Smoky Mountain owner explains reasons for track’s reconfiguration

Smoky Mountain Speedway is being shortened to a 3/8-mile track.

In recent years, Smoky Mountain Speedway has established itself as a top venue for major dirt racing events. That fact was highlighted last season when the Maryville, Tennessee facility hosted the most lucrative event in its history when the Lucas Oil Late Model Dirt Series contested a $50,000-to-win feature race that was ultimately won by Chris Madden. The World of Outlaws CASE Construction Late Model Series and several top regional tours have also staged shows there in recent seasons.

After having been part of a ownership group that ran the speedway for several years, Roger Sellers became the sole owner of Smoky Mountain in 2018. Since, the former proprietor of a highly successful RV dealership has invested in a number of improvements of the facility. Additional grandstands have been added along with improved concession and vendor areas over the past couple of years.

But Sellers wanted more for the track and now the project that will take the track from its 4/10 layout to a new 3/8 mile layout is underway. The changes will be completed in time for the 2023 season opening event. This will actually be the second such reconfiguration for Smoky Mountain from its earliest beginnings.

“If you’ll remember the history of it, it was a half-mile asphalt track in the beginning and NASCAR raced on it,” Sellers explained in an interview with InsideDirtRacing.com. “Then when it turned to dirt, it was a half-mile dirt and it was so big they ended up cutting down (turns) one and two to shorten it to a four-tenths.
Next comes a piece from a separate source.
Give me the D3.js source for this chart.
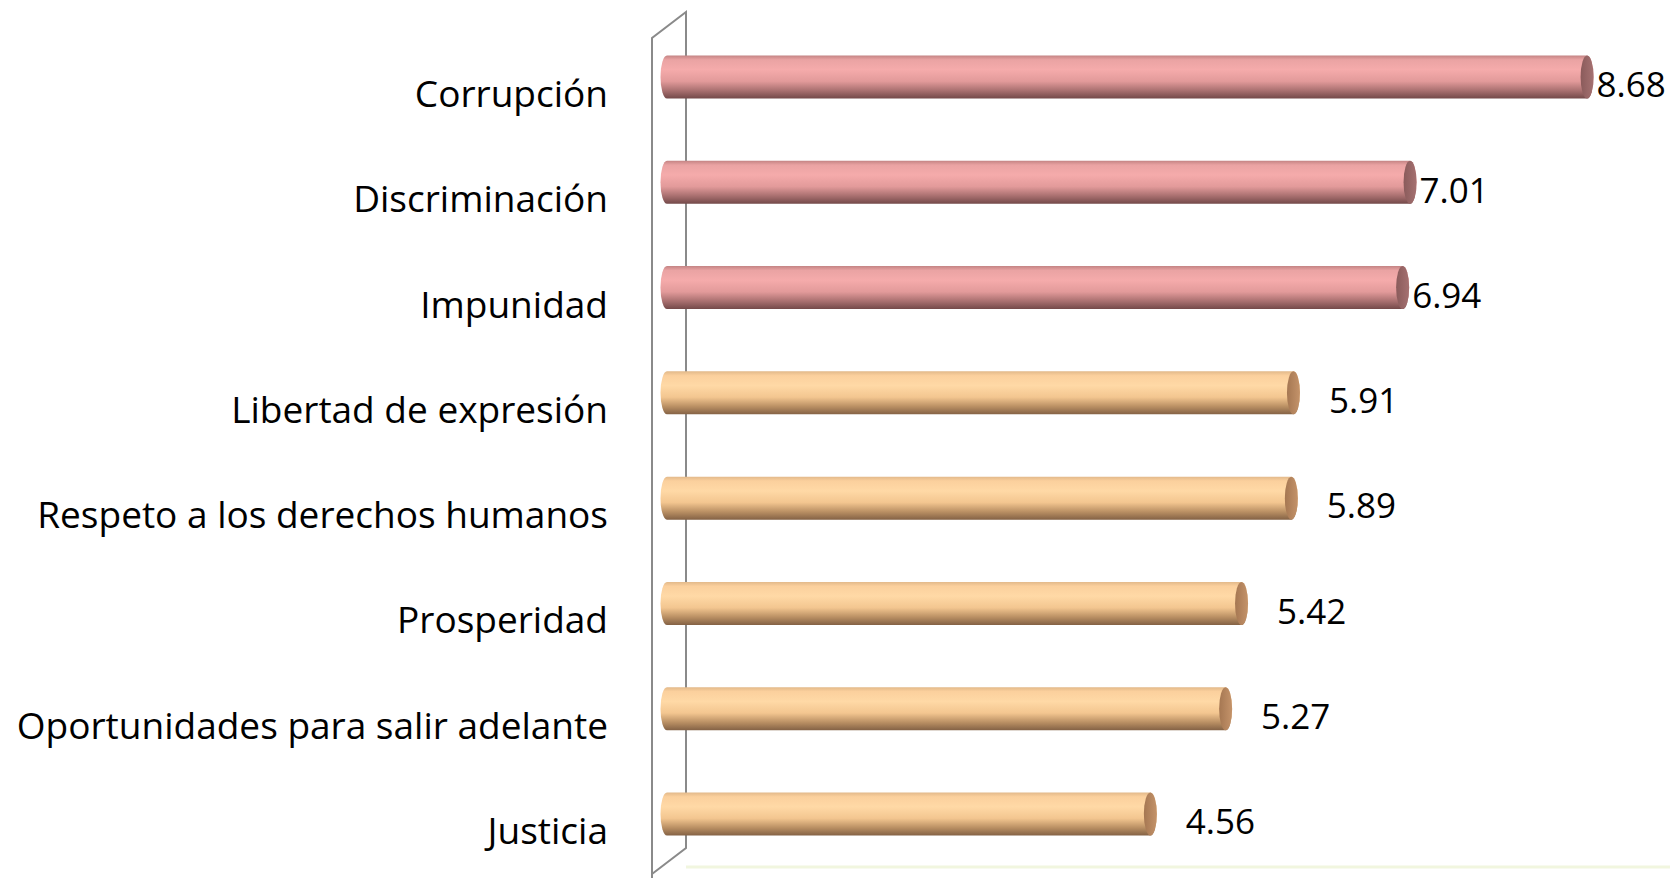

What I’m doing is taking down three and four and pulling that end in to make it a three-eighths. What that does for it is it centers up all the grandstands where the track kind of went far to the left of the grandstands. Now it centers it up and brings all the action right there in front of the grandstands.”

Smoky Mountain’s long straightaways have been known for generating high speeds in this era of aero-dependence. At the same time, the difference in banking and width if the track from one set of turns to the other may have also played a role in competition. Both of those areas are being addressed by the new configuration.

“It’s going to shorten it roughly from 450 feet to 300 feet on the straights now,” Sellers pointed out. “The banking is going to be the same as one and two. Three and four were completely different banking. We’re going to make it progressive banking in three and four just like it is in one and two.”

Like many other tracks, a portion of SMS will not have an outside retaining wall. But to make sure the facility is as safe as possible, Sellers has instructed the excavators to lessen the drop-off for those cars that might go off of the racing surface.

“Originally, I was going to take that wall down and move it in but it was too big of an undertaking so we ended up having to demolish it,” the track owner stated. “What I’ve decided to do is, instead of putting a wall up there, I’m going to make a real gradual slope off the back side so that if a car goes off they can just drive back on. There’s not going to be a sharp drop-off on it. There’s a lot of tracks like that across the country.”

An added bonus for the track and its fans could come from the gains made in car counts in the support divisions that will be scheduled to race on the same nights as the main event classes.

“I definitely do,” Sellers declared when asked if the new layout might help draw more support class drivers. “Some of those guys run rear ends that make it difficult to go from one track to another. I think it will definitely help that and the Modifieds too. When we get the Mini-Stocks down there, they start out with 25 of them but we end up with 10 because it stresses the car too much.”

The 2023 schedule for Smoky Mountain Speedway will be released soon.